- Developer: CXTM
- Publisher: Paramount Digital Entertainment
- Platforms: Xbox 360, Windows, macOS
- Release: NA: September 23, 2009;
- Genre: Beat 'em up
- Modes: Single-player, multiplayer

= The Warriors: Street Brawl =

2009 beat 'em up scroller video game

The Warriors: Street Brawl is a beat 'em up scroller video game created by Latvian studio CXTM. It was released on the Mac OS X, Microsoft Windows, and Xbox 360 in September 2009. It is based on the 1979 film The Warriors, which in turn is based on the 1965 novel of the same name written by Sol Yurick.

==Gameplay==
The Warriors: Street Brawl is a beat 'em up scroller video game with the theme, characters, and setting of The Warriors.
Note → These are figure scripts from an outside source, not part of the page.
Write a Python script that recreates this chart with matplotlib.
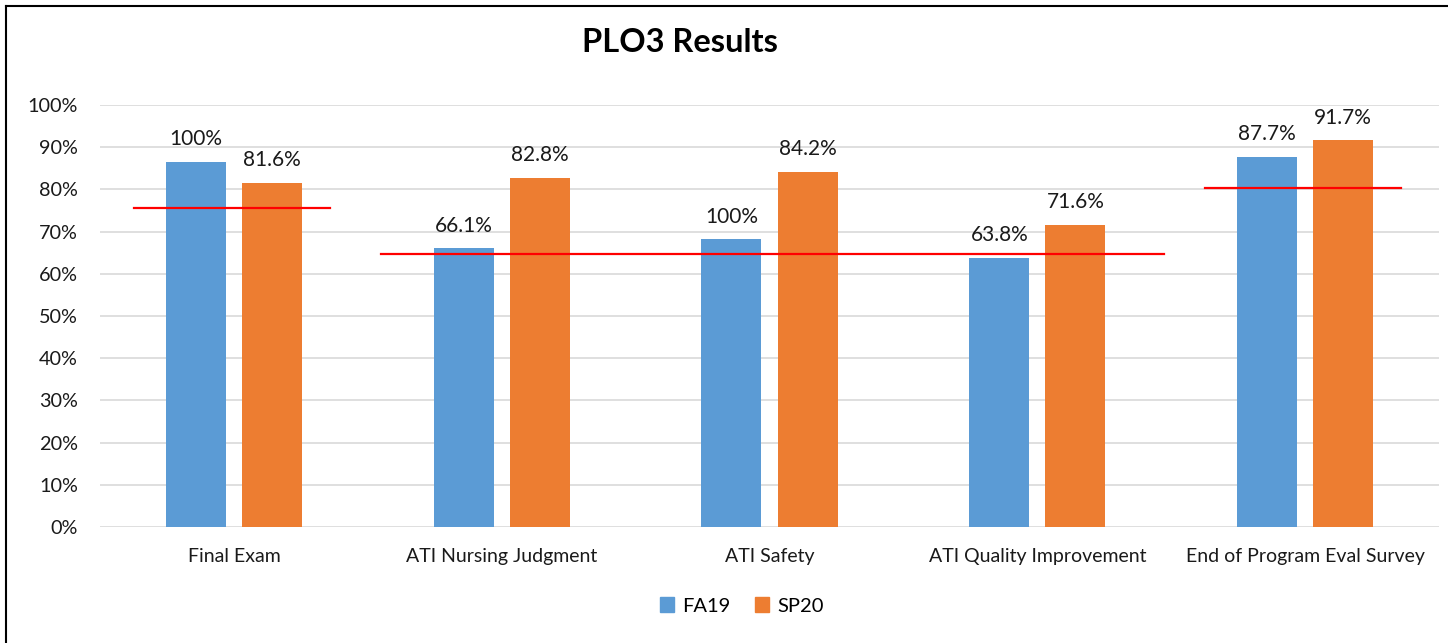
import matplotlib
matplotlib.use("Agg")
import matplotlib.pyplot as plt
from matplotlib.lines import Line2D
import numpy as np

plt.rcParams['font.family'] = ['Lato', 'DejaVu Sans']

categories = ["Final Exam", "ATI Nursing Judgment", "ATI Safety",
              "ATI Quality Improvement", "End of Program Eval Survey"]
fa19 = [86.5, 66.1, 68.2, 63.8, 87.7]
fa19_labels = ["100%", "66.1%", "100%", "63.8%", "87.7%"]
sp20 = [81.6, 82.8, 84.2, 71.6, 91.7]
sp20_labels = ["81.6%", "82.8%", "84.2%", "71.6%", "91.7%"]
# benchmark lines: (start category offset, end category offset, value)
bench_values = [75.6, 64.8, 80.4]
bench_spans = [(-0.373, 0.358), (1 - 0.45, 3 + 0.474), (4 - 0.373, 4 + 0.358)]

blue = "#5B9BD5"
orange = "#ED7D31"

fig = plt.figure(figsize=(14.48, 6.43), dpi=100)
ax = fig.add_axes([100/1448, 1 - 527/643, (1439-100)/1448, (527-105)/643])

x = np.arange(len(categories))
w = 0.224
off = 0.142
b1 = ax.bar(x - off, fa19, w, color=blue, zorder=2)
b2 = ax.bar(x + off, sp20, w, color=orange, zorder=2)

for rect, lab in zip(b1, fa19_labels):
    ax.annotate(lab, (rect.get_x() + rect.get_width()/2, rect.get_height()),
                xytext=(0, 9), textcoords="offset points", ha="center", va="bottom",
                fontsize=15, color="#1a1a1a")
for rect, lab in zip(b2, sp20_labels):
    ax.annotate(lab, (rect.get_x() + rect.get_width()/2, rect.get_height()),
                xytext=(0, 9), textcoords="offset points", ha="center", va="bottom",
                fontsize=15, color="#1a1a1a")

for (s, e), v in zip(bench_spans, bench_values):
    ax.plot([s, e], [v, v], color="#FF0000", lw=1.6, zorder=3)

ax.set_xlim(-0.5, len(categories) - 0.5)
ax.set_ylim(0, 100)
ax.set_yticks(np.arange(0, 101, 10))
ax.set_yticklabels([f"{v}%" for v in range(0, 101, 10)])
ax.set_xticks(x)
ax.set_xticklabels(categories)
ax.tick_params(axis='both', length=0, colors="#1a1a1a")
ax.tick_params(axis='x', pad=15, labelsize=14)
ax.tick_params(axis='y', pad=16, labelsize=14.3)
ax.grid(axis='y', color="#D9D9D9", lw=1.2, zorder=0)
ax.set_axisbelow(True)
for sp in ax.spines.values():
    sp.set_visible(False)

fig.text(680/1448, 1 - 42/643, "PLO3 Results", ha="center", va="center",
         fontsize=23.5, fontweight="bold", color="#000000")

handles = [plt.Rectangle((0, 0), 1, 1, color=blue), plt.Rectangle((0, 0), 1, 1, color=orange)]
fig.legend(handles, ["FA19", "SP20"], loc="center", bbox_to_anchor=(742/1448, 1 - 606/643),
           ncol=2, frameon=False, fontsize=14.5, handlelength=0.7, handleheight=0.7,
           handletextpad=0.4, columnspacing=1.2)

# border lines (top and left)
fig.add_artist(Line2D([6/1448, 1], [1 - 6/643, 1 - 6/643], color="black", lw=1.5,
                      transform=fig.transFigure))
fig.add_artist(Line2D([6/1448, 6/1448], [0, 1 - 6/643], color="black", lw=1.5,
                      transform=fig.transFigure))

fig.savefig("out.png", dpi=100)
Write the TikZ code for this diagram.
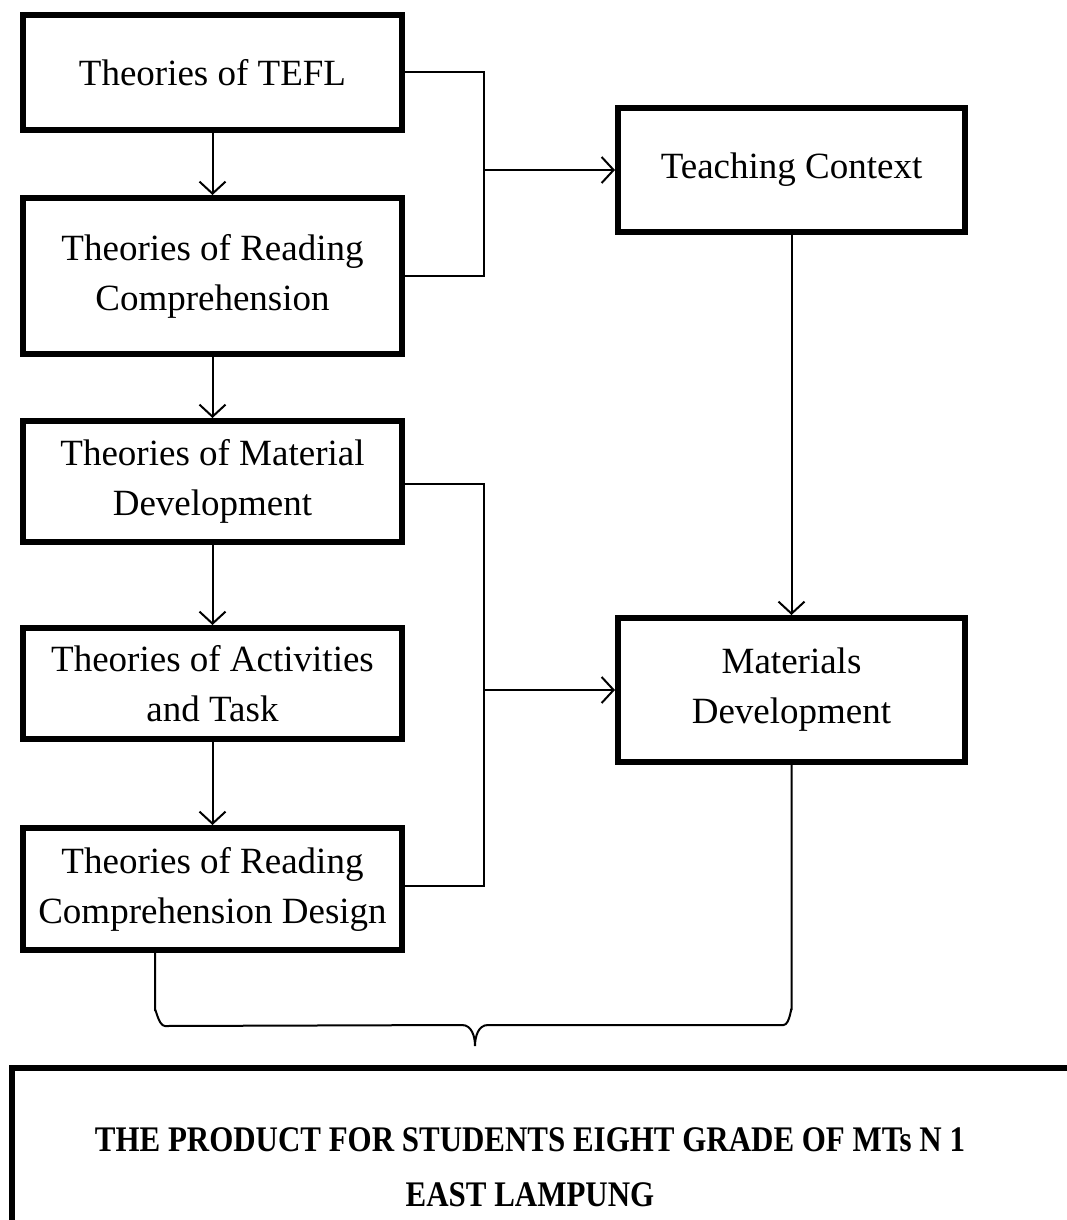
\documentclass[tikz,border=0pt]{standalone}
\usepackage{fontspec}
\setmainfont{Liberation Serif}
\newfontfamily\productfont[FakeStretch=0.86]{Liberation Serif}
\usetikzlibrary{arrows.meta}

\tikzset{
  theory/.style={draw,line width=6pt,minimum width=379pt,align=center,
    font=\fontsize{37}{50}\selectfont},
  link/.style={line width=2pt},
  flow/.style={line width=2pt,-{Straight Barb[length=12pt,width=26pt]}}
}

\begin{document}
\begin{tikzpicture}[x=1pt,y=-1pt]
\clip (0,0) rectangle (1067,1220);
% Left column of theories
\node[theory,minimum height=115pt] (tefl) at (212.5,72.5) {Theories of TEFL};
\node[theory,minimum height=156pt] (reading) at (212.5,276) {Theories of Reading\\Comprehension};
\node[theory,minimum height=121pt] (material) at (212.5,481.5) {Theories of Material\\Development};
\node[theory,minimum height=111pt] (activity) at (212.5,683.5) {Theories of Activities\\and Task};
\node[theory,minimum height=122pt] (design) at (212.5,889) {Theories of Reading\\Comprehension Design};
% Right column
\node[theory,minimum width=347pt,minimum height=124pt] (context) at (791.5,170) {Teaching Context};
\node[theory,minimum width=347pt,minimum height=144pt] (develop) at (791.5,690) {Materials\\Development};
% Arrows down the left column
\draw[flow] (tefl) -- (reading);
\draw[flow] (reading) -- (material);
\draw[flow] (material) -- (activity);
\draw[flow] (activity) -- (design);
% First bracket joins TEFL and reading, then points to context
\draw[link] (tefl.east) -- ++(79,0) coordinate (topjoin) |- (reading.east);
\draw[flow] (topjoin |- context.west) -- (context.west);
% Second bracket joins material and design, then points to development
\draw[link] ([yshift=-2pt]material.east) -- ++(79,0) coordinate (lowjoin) |- ([yshift=3pt]design.east);
\draw[flow] (lowjoin |- develop.west) -- (develop.west);
% Context feeds development
\draw[flow] (context.south) -- (develop.north);
% Brace gathering both columns into the product
\coordinate (tip) at (475,1046);
\draw[link] ([xshift=-57.5pt]design.south) -- ++(0,58) to[out=90,in=180] ++(10,15)
  -- ([xshift=-13pt]tip |- 0,1025) to[out=0,in=90] (tip)
  to[out=90,in=180] ([xshift=13pt]tip |- 0,1025)
  -- ([xshift=-8pt]develop.south |- 0,1025) to[out=0,in=90] ++(8,-15) -- (develop.south);
% Product box runs past the page edge
\draw[line width=6pt] (1120,1068) -| (12,1260);
\node[font=\productfont\bfseries\fontsize{36}{55}\selectfont,align=center] (product) at (530,1167)
  {THE PRODUCT FOR STUDENTS EIGHT GRADE OF MTs N 1\\EAST LAMPUNG};
\end{tikzpicture}
\end{document}
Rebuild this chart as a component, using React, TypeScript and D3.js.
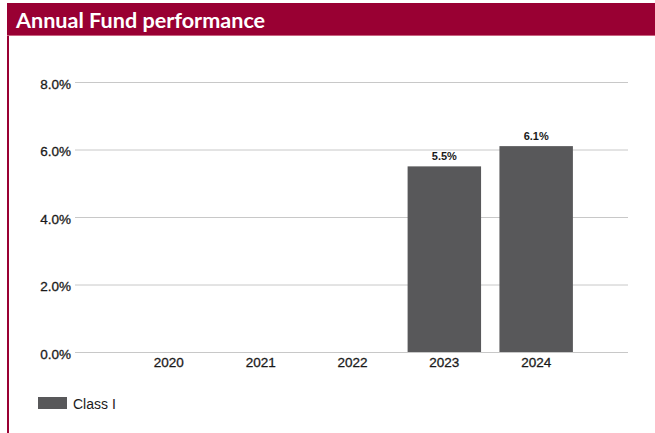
import { useEffect, useRef } from 'react';
import * as d3 from 'd3';

const years = ['2020', '2021', '2022', '2023', '2024'];
const classI: (number | null)[] = [null, null, null, 5.5, 6.1];
const yTicks = [0, 2, 4, 6, 8];
const title = 'Annual Fund performance';
const seriesName = 'Class I';

const W = 655;
const H = 433;

export default function App() {
  const svgRef = useRef<SVGSVGElement>(null);

  useEffect(() => {
    if (!svgRef.current) return;
    const svg = d3.select(svgRef.current);
    svg.selectAll('*').remove();

    const red = '#990033';
    const barColor = '#58585a';
    const font = '"Liberation Sans", Arial, sans-serif';
    const ink = '#1a1a1a';

    // header band
    svg.append('rect').attr('x', 7).attr('y', 3).attr('width', W - 7).attr('height', 32).attr('fill', red);
    svg.append('line').attr('x1', 7).attr('x2', W).attr('y1', 35.5).attr('y2', 35.5)
      .attr('stroke', '#c9637f').attr('stroke-width', 1);
    svg.append('rect').attr('x', 7).attr('y', 36).attr('width', 2).attr('height', H - 36).attr('fill', red);
    svg.append('text')
      .attr('x', 16).attr('y', 28)
      .attr('fill', '#fff')
      .attr('font-family', 'Lato, "Open Sans", sans-serif')
      .attr('font-weight', 700)
      .attr('font-size', '21.6px')
      .text(title);

    const gridLeft = 75;
    const left = 77;
    const right = 628;
    const top = 82;
    const bottom = 352;

    const y = d3.scaleLinear().domain([0, 8]).range([bottom, top]);
    const x = d3.scalePoint<string>().domain(['_a', ...years, '_b']).range([left, right]);
    const bw = x.step() * 0.8;

    // gridlines + y labels
    const yAxis = svg.append('g')
      .attr('transform', `translate(${gridLeft},0)`)
      .call(d3.axisLeft(y).tickValues(yTicks).tickSize(-(right - gridLeft)).tickPadding(4)
        .tickFormat(d => `${(d as number).toFixed(1)}%`));
    yAxis.select('.domain').remove();
    yAxis.selectAll('line').attr('stroke', '#c8c8c8').attr('stroke-width', 1);
    yAxis.selectAll('text')
      .attr('fill', ink)
      .attr('stroke', ink)
      .attr('stroke-width', 0.3)
      .attr('font-family', font)
      .attr('font-size', '13.5px')
      .attr('dy', '0.45em');

    // bars
    const data = years.map((yr, i) => ({ yr, v: classI[i] })).filter(d => d.v != null) as { yr: string; v: number }[];
    svg.append('g').selectAll('rect').data(data).join('rect')
      .attr('x', d => (x(d.yr) as number) - bw / 2)
      .attr('width', bw)
      .attr('y', d => y(d.v))
      .attr('height', d => bottom - y(d.v))
      .attr('fill', barColor);

    svg.append('g').selectAll('text').data(data).join('text')
      .attr('x', d => x(d.yr) as number)
      .attr('y', d => y(d.v) - 6)
      .attr('text-anchor', 'middle')
      .attr('fill', ink)
      .attr('font-family', font)
      .attr('font-size', '11px')
      .attr('font-weight', 700)
      .text(d => `${d.v.toFixed(1)}%`);

    // x labels
    svg.append('g').selectAll('text').data(years).join('text')
      .attr('x', d => x(d) as number)
      .attr('y', bottom + 15)
      .attr('text-anchor', 'middle')
      .attr('fill', ink)
      .attr('stroke', ink)
      .attr('stroke-width', 0.3)
      .attr('font-family', font)
      .attr('font-size', '13.5px')
      .text(d => d);

    // legend
    svg.append('rect').attr('x', 38).attr('y', 397).attr('width', 29).attr('height', 12).attr('fill', barColor);
    svg.append('text')
      .attr('x', 73).attr('y', 409)
      .attr('fill', ink)
      .attr('font-family', font)
      .attr('font-size', '14px')
      .text(seriesName);
  }, []);

  return (
    <svg ref={svgRef} width={W} height={H}
      style={{ position: 'absolute', left: 0, top: 0, background: '#fff' }} />
  );
}
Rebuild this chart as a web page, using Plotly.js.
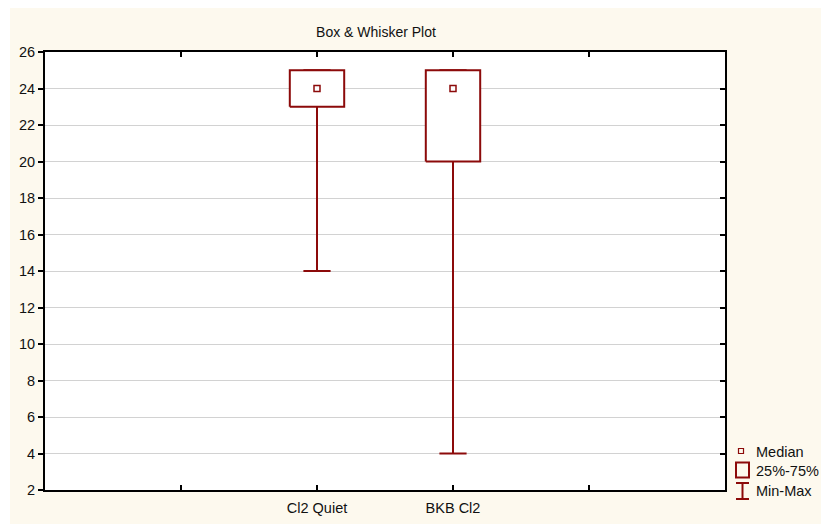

There are several play modes, including arena boss battles and multiplayer versus fights with other Warriors. Players control members of the gang The Warriors, with a total of six playable characters: Swan, Cochise, Vermin and Rembrandt, as well as the unlockable characters Mercy and Ajax. Players are encouraged to use weapons as they battle other gangs, with weapons such as knives, bats and crowbars available for use. The Warriors: Street Brawl features seven levels with three stages, for a total of 21 missions. In the single player mode of the game, players are supported by A.I.-controlled allies. The game is also available for multiplayer, with players able to either work together in co-operative play, or battle against each other.

==Plot==
The plot of the game is like the film. The player controls a street gang named the Warriors, leading them back to their home turf on Coney Island, after being unfairly blamed for the assassination of rival gang leader Cyrus in Van Cortlandt Park.

==Reception==
The Warriors: Street Brawl received generally unfavourable reviews. Brett Todd of GameSpot criticized the game for its "long and dreary" campaign, "repetitive punch-ups" and "murky graphics"; however, the review also noted that fans of The Warriors film will "appreciate the settings and enemy gangs". Charles Onyett of IGN rated the game 3.3/10, classifying it as "Awful"; the review called The Warriors: Street Brawl a "poorly executed side-scrolling beat-'em up", criticising the game for its "sloppy controls, sluggish character movement, and far too little variety". On Metacritic, The Warriors: Street Brawl holds a rating of 40/100 based on 13 critics, which suggests reviews for the game are "Generally unfavourable".